■ **What is being asked**
Extract all lines that hold the string "chart".

■ **Raw data**
** START **

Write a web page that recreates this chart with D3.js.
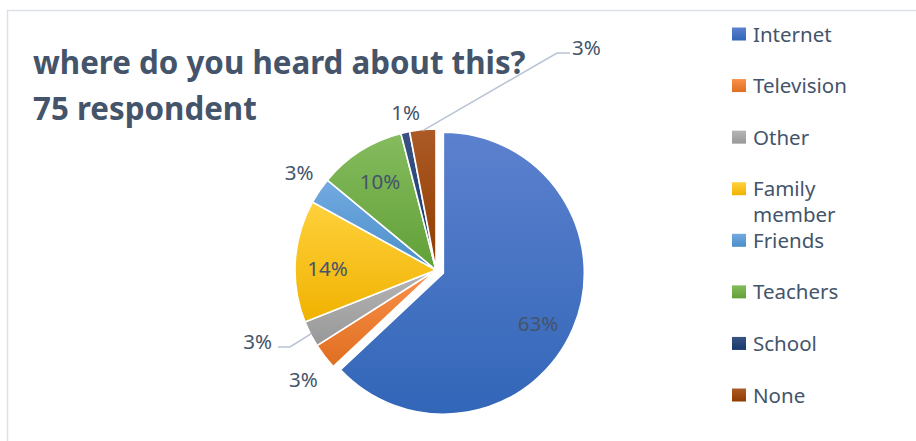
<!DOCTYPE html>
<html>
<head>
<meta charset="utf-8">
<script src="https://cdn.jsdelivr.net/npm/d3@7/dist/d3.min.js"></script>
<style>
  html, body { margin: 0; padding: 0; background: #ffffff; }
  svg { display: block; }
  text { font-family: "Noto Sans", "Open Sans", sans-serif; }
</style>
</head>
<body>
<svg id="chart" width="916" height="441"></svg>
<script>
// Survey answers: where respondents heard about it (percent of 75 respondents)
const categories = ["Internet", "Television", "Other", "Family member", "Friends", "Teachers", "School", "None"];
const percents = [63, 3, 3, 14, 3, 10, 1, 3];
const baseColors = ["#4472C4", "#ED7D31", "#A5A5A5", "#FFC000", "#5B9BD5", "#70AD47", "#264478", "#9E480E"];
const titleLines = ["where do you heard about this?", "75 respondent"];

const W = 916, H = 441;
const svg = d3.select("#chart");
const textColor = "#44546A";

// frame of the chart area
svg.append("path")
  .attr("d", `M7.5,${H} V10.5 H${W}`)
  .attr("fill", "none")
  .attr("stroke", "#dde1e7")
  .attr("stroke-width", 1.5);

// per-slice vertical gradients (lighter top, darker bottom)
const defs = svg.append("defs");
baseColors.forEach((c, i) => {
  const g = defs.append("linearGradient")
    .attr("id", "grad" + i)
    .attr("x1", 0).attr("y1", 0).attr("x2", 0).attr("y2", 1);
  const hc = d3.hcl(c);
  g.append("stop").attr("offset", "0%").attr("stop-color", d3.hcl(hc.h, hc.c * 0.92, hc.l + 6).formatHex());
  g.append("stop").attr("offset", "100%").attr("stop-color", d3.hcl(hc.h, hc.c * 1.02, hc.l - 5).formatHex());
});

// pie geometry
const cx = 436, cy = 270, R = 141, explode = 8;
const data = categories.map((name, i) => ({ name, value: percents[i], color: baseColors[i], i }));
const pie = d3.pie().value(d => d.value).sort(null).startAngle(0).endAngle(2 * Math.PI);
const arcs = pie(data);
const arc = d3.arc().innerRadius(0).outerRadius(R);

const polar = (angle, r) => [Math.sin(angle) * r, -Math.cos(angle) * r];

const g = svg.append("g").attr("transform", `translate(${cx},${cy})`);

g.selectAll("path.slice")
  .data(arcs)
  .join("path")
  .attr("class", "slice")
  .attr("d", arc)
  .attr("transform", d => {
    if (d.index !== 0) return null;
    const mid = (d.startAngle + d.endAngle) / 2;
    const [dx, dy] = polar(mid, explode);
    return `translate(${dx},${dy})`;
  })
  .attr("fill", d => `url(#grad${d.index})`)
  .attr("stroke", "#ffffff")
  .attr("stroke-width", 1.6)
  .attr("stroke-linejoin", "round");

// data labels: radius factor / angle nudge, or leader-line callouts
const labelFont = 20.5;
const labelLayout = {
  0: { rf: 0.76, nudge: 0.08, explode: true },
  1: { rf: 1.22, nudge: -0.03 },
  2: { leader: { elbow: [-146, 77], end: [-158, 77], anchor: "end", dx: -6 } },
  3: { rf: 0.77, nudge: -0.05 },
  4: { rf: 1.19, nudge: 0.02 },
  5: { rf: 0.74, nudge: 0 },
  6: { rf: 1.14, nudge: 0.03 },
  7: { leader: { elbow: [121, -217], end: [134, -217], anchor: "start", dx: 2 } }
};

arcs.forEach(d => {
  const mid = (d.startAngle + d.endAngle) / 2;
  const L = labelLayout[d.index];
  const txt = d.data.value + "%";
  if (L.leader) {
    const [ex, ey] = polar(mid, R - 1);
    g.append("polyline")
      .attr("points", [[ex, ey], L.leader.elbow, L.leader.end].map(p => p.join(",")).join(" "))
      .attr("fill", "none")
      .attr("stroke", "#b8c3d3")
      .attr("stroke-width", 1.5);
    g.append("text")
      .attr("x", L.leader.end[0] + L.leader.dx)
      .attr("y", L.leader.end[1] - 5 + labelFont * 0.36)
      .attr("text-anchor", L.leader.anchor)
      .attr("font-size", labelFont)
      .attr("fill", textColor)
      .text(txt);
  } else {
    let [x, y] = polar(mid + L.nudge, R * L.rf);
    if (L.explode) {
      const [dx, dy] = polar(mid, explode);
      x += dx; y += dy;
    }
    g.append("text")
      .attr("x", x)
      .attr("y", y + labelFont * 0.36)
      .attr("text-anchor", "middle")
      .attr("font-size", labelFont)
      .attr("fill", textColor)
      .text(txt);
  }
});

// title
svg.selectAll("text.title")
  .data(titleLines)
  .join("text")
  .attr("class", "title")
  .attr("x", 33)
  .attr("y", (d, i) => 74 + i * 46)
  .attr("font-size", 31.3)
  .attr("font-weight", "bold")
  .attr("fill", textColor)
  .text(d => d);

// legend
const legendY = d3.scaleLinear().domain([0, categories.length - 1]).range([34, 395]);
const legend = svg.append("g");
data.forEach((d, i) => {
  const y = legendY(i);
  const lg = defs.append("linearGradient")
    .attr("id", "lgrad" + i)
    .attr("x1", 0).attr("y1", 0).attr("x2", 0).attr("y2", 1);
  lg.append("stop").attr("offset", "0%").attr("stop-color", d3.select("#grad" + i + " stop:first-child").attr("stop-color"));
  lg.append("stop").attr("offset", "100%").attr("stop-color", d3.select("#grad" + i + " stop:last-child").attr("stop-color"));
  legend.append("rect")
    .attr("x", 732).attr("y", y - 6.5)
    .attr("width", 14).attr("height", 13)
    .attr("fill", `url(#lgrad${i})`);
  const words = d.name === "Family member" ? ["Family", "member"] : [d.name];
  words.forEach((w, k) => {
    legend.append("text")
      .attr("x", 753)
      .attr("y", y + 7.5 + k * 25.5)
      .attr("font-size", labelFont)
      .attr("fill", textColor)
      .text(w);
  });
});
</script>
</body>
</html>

** END **

■ **Reply**
Write a web page that recreates this chart with D3.js.
<svg id="chart" width="916" height="441"></svg>
const svg = d3.select("#chart");
// frame of the chart area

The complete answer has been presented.